DESCRIPTION OF THE TASK =>
Restate the data below word for word. Skip any images it contains.

DATA BLOCK =>
------------------------------------------------------------

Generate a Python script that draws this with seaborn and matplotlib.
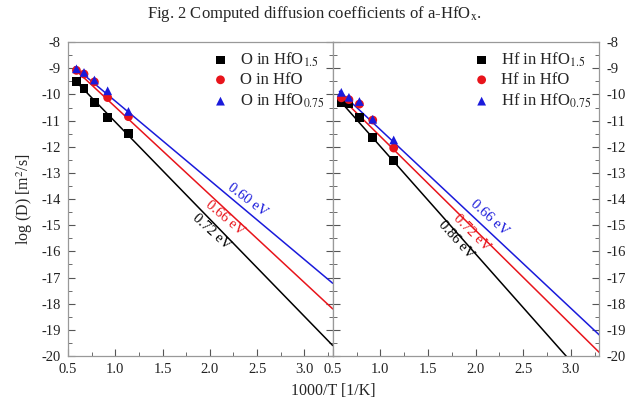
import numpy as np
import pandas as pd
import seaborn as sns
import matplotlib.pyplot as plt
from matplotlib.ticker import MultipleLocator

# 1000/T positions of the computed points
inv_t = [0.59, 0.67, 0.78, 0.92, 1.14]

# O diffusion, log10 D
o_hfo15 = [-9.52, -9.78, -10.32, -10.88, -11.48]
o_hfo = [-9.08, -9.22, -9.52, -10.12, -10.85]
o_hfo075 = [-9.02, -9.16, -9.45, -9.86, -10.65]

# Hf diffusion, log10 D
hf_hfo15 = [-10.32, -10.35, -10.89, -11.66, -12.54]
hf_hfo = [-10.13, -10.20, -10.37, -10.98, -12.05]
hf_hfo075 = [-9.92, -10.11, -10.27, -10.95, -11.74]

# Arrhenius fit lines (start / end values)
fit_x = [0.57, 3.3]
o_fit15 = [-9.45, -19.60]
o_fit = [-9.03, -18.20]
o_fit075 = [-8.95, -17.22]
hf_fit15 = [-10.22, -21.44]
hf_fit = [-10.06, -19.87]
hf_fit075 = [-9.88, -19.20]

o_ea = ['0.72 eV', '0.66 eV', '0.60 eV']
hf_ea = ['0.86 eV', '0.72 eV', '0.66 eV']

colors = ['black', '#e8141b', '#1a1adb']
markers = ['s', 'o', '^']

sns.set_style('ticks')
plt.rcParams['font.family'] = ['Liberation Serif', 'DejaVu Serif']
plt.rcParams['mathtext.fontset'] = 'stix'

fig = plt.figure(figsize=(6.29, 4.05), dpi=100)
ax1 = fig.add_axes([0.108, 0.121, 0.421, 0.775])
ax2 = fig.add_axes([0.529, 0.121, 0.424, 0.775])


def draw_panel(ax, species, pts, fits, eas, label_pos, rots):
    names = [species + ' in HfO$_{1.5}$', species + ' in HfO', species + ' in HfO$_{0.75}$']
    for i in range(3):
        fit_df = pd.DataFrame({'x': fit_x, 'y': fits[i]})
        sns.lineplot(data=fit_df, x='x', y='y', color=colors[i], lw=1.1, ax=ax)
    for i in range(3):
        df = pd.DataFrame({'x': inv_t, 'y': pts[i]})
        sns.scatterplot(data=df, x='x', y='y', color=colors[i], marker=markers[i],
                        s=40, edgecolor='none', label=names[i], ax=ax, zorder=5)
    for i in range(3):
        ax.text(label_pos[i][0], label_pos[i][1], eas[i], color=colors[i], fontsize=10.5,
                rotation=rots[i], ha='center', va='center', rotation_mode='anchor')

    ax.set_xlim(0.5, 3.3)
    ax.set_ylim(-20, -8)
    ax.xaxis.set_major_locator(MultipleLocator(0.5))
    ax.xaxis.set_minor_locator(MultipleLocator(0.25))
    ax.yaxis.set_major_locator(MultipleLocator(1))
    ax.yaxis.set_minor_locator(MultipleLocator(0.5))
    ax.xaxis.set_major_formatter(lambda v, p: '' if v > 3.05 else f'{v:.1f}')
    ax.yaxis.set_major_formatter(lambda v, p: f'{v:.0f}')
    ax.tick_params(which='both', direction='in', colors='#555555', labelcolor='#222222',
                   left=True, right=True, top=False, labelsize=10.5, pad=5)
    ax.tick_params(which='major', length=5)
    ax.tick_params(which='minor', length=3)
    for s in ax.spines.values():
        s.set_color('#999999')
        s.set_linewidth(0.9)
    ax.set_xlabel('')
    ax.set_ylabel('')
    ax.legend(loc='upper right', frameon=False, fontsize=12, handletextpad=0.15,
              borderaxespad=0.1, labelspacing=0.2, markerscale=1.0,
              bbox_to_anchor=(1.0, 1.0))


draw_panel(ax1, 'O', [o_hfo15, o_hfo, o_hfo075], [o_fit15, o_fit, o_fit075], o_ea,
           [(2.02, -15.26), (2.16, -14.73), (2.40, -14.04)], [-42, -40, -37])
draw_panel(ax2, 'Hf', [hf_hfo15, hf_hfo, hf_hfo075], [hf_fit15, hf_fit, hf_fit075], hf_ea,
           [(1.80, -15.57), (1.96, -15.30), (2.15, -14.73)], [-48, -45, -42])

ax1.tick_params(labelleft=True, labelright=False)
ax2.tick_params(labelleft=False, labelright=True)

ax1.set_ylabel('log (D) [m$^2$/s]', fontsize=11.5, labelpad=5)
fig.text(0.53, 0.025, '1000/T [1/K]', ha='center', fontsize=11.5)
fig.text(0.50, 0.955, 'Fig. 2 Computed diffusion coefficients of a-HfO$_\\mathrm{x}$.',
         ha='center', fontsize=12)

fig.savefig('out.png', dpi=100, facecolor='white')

------------------------------------------------------------

EXERCISE ANSWER =>
Generate a Python script that draws this with seaborn and matplotlib.
import numpy as np
import pandas as pd
import seaborn as sns
import matplotlib.pyplot as plt
from matplotlib.ticker import MultipleLocator

# 1000/T positions of the computed points
inv_t = [0.59, 0.67, 0.78, 0.92, 1.14]

# O diffusion, log10 D
o_hfo15 = [-9.52, -9.78, -10.32, -10.88, -11.48]
o_hfo = [-9.08, -9.22, -9.52, -10.12, -10.85]
o_hfo075 = [-9.02, -9.16, -9.45, -9.86, -10.65]

# Hf diffusion, log10 D
hf_hfo15 = [-10.32, -10.35, -10.89, -11.66, -12.54]
hf_hfo = [-10.13, -10.20, -10.37, -10.98, -12.05]
hf_hfo075 = [-9.92, -10.11, -10.27, -10.95, -11.74]

# Arrhenius fit lines (start / end values)
fit_x = [0.57, 3.3]
o_fit15 = [-9.45, -19.60]
o_fit = [-9.03, -18.20]
o_fit075 = [-8.95, -17.22]
hf_fit15 = [-10.22, -21.44]
hf_fit = [-10.06, -19.87]
hf_fit075 = [-9.88, -19.20]

o_ea = ['0.72 eV', '0.66 eV', '0.60 eV']
hf_ea = ['0.86 eV', '0.72 eV', '0.66 eV']

colors = ['black', '#e8141b', '#1a1adb']
markers = ['s', 'o', '^']

sns.set_style('ticks')
plt.rcParams['font.family'] = ['Liberation Serif', 'DejaVu Serif']
plt.rcParams['mathtext.fontset'] = 'stix'

fig = plt.figure(figsize=(6.29, 4.05), dpi=100)
ax1 = fig.add_axes([0.108, 0.121, 0.421, 0.775])
ax2 = fig.add_axes([0.529, 0.121, 0.424, 0.775])


def draw_panel(ax, species, pts, fits, eas, label_pos, rots):
    names = [species + ' in HfO$_{1.5}$', species + ' in HfO', species + ' in HfO$_{0.75}$']
    for i in range(3):
        fit_df = pd.DataFrame({'x': fit_x, 'y': fits[i]})
        sns.lineplot(data=fit_df, x='x', y='y', color=colors[i], lw=1.1, ax=ax)
    for i in range(3):
        df = pd.DataFrame({'x': inv_t, 'y': pts[i]})
        sns.scatterplot(data=df, x='x', y='y', color=colors[i], marker=markers[i],
                        s=40, edgecolor='none', label=names[i], ax=ax, zorder=5)
    for i in range(3):
        ax.text(label_pos[i][0], label_pos[i][1], eas[i], color=colors[i], fontsize=10.5,
                rotation=rots[i], ha='center', va='center', rotation_mode='anchor')

    ax.set_xlim(0.5, 3.3)
    ax.set_ylim(-20, -8)
    ax.xaxis.set_major_locator(MultipleLocator(0.5))
    ax.xaxis.set_minor_locator(MultipleLocator(0.25))
    ax.yaxis.set_major_locator(MultipleLocator(1))
    ax.yaxis.set_minor_locator(MultipleLocator(0.5))
    ax.xaxis.set_major_formatter(lambda v, p: '' if v > 3.05 else f'{v:.1f}')
    ax.yaxis.set_major_formatter(lambda v, p: f'{v:.0f}')
    ax.tick_params(which='both', direction='in', colors='#555555', labelcolor='#222222',
                   left=True, right=True, top=False, labelsize=10.5, pad=5)
    ax.tick_params(which='major', length=5)
    ax.tick_params(which='minor', length=3)
    for s in ax.spines.values():
        s.set_color('#999999')
        s.set_linewidth(0.9)
    ax.set_xlabel('')
    ax.set_ylabel('')
    ax.legend(loc='upper right', frameon=False, fontsize=12, handletextpad=0.15,
              borderaxespad=0.1, labelspacing=0.2, markerscale=1.0,
              bbox_to_anchor=(1.0, 1.0))


draw_panel(ax1, 'O', [o_hfo15, o_hfo, o_hfo075], [o_fit15, o_fit, o_fit075], o_ea,
           [(2.02, -15.26), (2.16, -14.73), (2.40, -14.04)], [-42, -40, -37])
draw_panel(ax2, 'Hf', [hf_hfo15, hf_hfo, hf_hfo075], [hf_fit15, hf_fit, hf_fit075], hf_ea,
           [(1.80, -15.57), (1.96, -15.30), (2.15, -14.73)], [-48, -45, -42])

ax1.tick_params(labelleft=True, labelright=False)
ax2.tick_params(labelleft=False, labelright=True)

ax1.set_ylabel('log (D) [m$^2$/s]', fontsize=11.5, labelpad=5)
fig.text(0.53, 0.025, '1000/T [1/K]', ha='center', fontsize=11.5)
fig.text(0.50, 0.955, 'Fig. 2 Computed diffusion coefficients of a-HfO$_\\mathrm{x}$.',
         ha='center', fontsize=12)

fig.savefig('out.png', dpi=100, facecolor='white')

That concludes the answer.